As COVID-19 became our new reality, educators’ needs not only changed overnight, but continue to ebb and flow, much like the crisis itself. QFI strives to remain agile and flexible to respond to these changing needs as they arise. For this reason, grant opportunities that previously had set deadlines are now running on a rolling basis for educators who need urgent access to new online resources or professional development.

QFI is also hosting an ongoing series of webinars with key partners like SIMA Classroom, Culturingua, and NaTakallam. Physical resources that we had in our arsenal for educators, and that we would mail out, are now proving to be quite useful in an online format in this age of remote learning. Existing infographics that were meant to be complementary visual aids in a classroom have now shifted to being used virtually and a new series of these is being designed to broaden the subject coverage of interesting facets of the Arab world. The physical Q-Wheel (Al Madar Al Huruf) that helps demystify and gives learners a small taste of the Arabic alphabet used to be requested to be mailed out in thousands worldwide; it is also available in app format and can still be used by anyone, anywhere.

Building a strong community around its work, QFI’s mission from the start is to give all students opportunities to learn a new language and about the “other”, even if they never leave their own neighborhood. After all, today’s students are tomorrow’s leaders. QFI’s inclusion of digital learning was one way we tried to ensure we reached students who would otherwise not have these opportunities.

It still remains unclear what the world will look like in the next few months and years. What is clear is that the impact of the pandemic will be visible in every facet of society. This crisis is exposing existing fissures that were around long before COVID-19. QFI depends on its strong and large network of educators to identify the assistance that is required and to help brainstorm ways to plug some of those gaps. Once again, educators show us that they are endlessly resilient, rising to the momentous change that the COVID-19 crisis has presented.

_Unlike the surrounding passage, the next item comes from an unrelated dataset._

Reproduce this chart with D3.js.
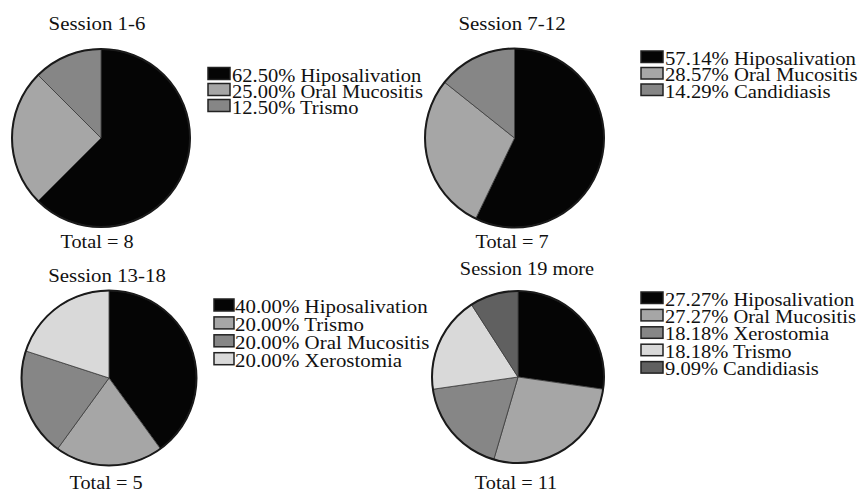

And although our work in digital resources and virtual platforms has proven to be vital in this time of school closures, the one constant in our work is that we must support the educators who are so often on the frontline, and who are our lifeline to a world of students beyond the physical walls of schools.

Dr. Carine Allaf is QFI’s Senior Programs Advisor. She has been working with QFI for nine years and has 19 years of experience working as a teacher, scholar, and practitioner across the U.S. and much of the Arab world, including Lebanon, Iraq, Palestine, Jordan and Sudan.